Provide only the number of lines where "with" occurs.

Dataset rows

»»

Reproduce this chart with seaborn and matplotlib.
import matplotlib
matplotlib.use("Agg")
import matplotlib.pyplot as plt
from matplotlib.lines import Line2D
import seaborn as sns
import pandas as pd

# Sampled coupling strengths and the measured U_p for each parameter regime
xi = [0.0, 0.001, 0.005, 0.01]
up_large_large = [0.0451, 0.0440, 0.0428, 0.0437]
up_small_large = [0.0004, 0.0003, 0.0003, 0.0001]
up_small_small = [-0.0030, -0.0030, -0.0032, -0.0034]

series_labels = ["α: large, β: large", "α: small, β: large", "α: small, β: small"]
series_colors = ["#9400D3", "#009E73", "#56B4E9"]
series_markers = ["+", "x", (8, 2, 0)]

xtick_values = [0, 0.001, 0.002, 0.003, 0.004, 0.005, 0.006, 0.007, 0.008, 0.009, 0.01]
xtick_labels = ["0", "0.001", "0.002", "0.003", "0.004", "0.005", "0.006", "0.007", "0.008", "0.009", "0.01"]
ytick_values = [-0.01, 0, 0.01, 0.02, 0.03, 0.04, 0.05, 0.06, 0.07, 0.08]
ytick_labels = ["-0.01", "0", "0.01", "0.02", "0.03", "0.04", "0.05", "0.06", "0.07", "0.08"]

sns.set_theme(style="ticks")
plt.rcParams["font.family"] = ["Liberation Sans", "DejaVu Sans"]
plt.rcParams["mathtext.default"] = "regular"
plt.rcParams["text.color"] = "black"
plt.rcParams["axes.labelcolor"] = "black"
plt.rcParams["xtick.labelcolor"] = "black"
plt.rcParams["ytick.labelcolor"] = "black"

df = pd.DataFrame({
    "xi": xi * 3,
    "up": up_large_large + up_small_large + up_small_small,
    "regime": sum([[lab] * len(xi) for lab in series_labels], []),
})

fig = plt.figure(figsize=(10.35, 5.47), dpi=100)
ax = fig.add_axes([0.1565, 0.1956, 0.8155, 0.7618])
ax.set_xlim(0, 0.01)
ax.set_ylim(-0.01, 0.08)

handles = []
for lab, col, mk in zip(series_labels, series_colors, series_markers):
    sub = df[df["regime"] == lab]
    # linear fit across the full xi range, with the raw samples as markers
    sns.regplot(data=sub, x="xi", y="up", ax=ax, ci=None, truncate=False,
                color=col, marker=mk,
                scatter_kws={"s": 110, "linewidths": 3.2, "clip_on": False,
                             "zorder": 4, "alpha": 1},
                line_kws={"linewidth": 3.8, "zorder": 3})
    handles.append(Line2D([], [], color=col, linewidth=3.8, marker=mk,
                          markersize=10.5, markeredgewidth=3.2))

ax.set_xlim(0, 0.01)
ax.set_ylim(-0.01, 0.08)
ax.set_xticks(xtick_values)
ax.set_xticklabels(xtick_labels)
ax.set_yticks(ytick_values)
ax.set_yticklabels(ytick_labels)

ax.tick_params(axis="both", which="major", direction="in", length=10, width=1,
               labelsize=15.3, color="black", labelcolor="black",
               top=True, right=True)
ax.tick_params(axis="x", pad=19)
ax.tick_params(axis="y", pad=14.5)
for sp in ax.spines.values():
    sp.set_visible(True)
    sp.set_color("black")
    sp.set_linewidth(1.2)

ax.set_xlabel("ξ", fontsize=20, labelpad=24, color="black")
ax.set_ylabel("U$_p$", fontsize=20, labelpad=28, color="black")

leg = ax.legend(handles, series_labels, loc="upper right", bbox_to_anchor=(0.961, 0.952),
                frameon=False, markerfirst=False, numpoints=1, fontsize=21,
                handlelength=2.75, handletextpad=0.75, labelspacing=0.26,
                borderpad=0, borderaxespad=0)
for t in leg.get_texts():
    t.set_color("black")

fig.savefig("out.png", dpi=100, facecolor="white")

««
»»

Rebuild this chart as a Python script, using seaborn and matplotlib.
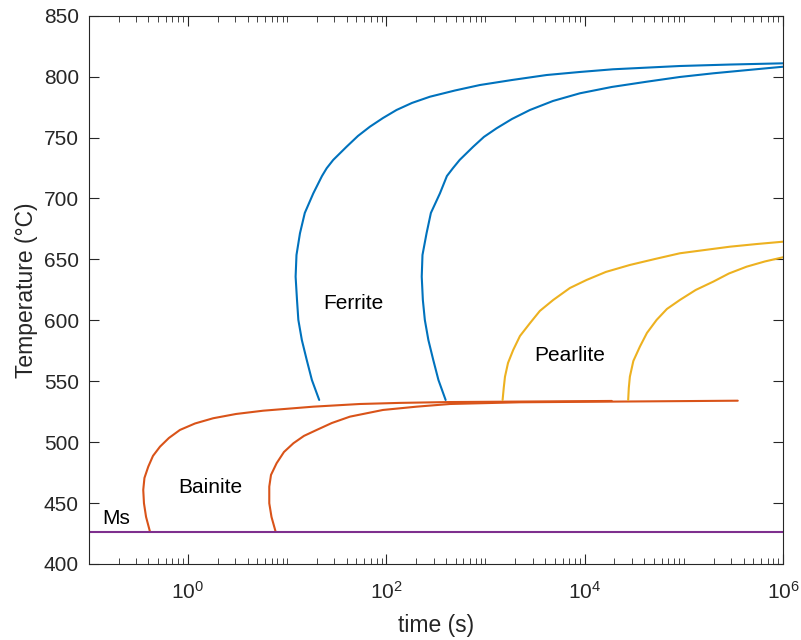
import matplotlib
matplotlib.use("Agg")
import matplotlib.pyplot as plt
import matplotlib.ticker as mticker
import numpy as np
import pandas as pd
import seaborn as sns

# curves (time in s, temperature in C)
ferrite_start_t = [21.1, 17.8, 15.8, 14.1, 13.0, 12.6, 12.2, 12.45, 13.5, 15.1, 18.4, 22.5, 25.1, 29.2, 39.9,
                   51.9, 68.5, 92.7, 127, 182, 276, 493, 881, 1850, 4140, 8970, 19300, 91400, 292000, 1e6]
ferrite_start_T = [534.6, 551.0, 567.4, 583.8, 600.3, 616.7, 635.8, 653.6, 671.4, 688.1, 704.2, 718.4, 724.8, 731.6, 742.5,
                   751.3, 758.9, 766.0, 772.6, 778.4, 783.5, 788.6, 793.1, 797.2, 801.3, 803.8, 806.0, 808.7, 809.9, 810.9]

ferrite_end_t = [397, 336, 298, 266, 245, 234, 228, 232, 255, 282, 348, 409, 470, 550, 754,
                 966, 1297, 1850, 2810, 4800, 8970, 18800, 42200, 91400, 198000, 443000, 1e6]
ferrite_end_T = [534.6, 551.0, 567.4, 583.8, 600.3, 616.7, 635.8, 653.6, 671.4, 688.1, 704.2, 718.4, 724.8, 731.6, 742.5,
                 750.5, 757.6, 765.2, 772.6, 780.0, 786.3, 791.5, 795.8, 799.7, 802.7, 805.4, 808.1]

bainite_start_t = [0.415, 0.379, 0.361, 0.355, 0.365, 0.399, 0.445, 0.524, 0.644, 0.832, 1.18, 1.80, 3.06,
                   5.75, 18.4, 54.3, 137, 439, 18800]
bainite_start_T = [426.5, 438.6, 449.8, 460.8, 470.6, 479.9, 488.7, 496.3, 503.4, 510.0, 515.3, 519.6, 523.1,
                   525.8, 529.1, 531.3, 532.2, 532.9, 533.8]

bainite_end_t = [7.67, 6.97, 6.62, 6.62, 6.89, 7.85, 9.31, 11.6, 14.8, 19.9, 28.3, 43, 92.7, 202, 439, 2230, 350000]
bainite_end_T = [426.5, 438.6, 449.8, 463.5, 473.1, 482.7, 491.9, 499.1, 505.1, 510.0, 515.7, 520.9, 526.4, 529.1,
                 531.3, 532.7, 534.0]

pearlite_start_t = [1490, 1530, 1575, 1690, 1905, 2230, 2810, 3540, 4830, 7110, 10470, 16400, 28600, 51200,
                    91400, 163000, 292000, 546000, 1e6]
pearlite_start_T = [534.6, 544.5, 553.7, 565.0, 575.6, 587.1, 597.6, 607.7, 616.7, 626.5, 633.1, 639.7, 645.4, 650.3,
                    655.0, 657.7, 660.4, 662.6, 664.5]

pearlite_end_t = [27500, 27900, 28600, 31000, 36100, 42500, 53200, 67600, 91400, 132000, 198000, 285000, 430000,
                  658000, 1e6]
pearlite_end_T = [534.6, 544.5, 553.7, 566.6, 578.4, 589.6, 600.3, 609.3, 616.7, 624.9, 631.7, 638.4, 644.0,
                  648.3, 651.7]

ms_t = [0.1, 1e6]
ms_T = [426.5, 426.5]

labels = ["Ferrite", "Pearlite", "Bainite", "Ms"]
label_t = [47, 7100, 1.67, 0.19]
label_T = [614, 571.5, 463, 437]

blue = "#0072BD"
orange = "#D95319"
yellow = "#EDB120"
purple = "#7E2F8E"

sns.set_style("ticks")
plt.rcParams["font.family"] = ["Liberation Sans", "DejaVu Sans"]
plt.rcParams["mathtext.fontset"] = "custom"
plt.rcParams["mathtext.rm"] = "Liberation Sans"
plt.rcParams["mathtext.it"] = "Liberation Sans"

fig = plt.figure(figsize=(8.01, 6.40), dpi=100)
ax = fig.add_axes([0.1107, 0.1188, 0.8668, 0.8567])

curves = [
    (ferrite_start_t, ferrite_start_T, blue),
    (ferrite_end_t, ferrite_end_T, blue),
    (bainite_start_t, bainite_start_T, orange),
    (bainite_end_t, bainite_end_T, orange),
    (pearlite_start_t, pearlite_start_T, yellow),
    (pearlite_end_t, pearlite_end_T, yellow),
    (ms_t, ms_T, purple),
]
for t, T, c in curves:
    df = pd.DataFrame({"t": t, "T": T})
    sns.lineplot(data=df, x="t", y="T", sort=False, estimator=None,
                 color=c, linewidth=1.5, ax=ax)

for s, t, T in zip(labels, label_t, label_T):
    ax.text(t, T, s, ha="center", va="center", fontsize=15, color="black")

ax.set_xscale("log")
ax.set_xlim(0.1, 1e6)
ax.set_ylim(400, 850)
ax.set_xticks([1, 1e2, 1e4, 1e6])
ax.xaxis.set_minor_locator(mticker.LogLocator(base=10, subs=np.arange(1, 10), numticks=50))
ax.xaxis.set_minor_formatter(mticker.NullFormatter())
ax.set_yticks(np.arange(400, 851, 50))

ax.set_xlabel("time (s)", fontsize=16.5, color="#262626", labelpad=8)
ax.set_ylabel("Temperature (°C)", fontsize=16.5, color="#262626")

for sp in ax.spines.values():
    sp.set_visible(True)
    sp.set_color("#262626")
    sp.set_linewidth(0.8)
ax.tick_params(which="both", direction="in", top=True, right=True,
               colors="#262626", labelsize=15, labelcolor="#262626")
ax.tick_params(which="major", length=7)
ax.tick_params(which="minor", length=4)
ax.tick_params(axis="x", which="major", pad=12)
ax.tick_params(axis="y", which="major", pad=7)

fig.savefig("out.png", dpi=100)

««

### Finished answer
2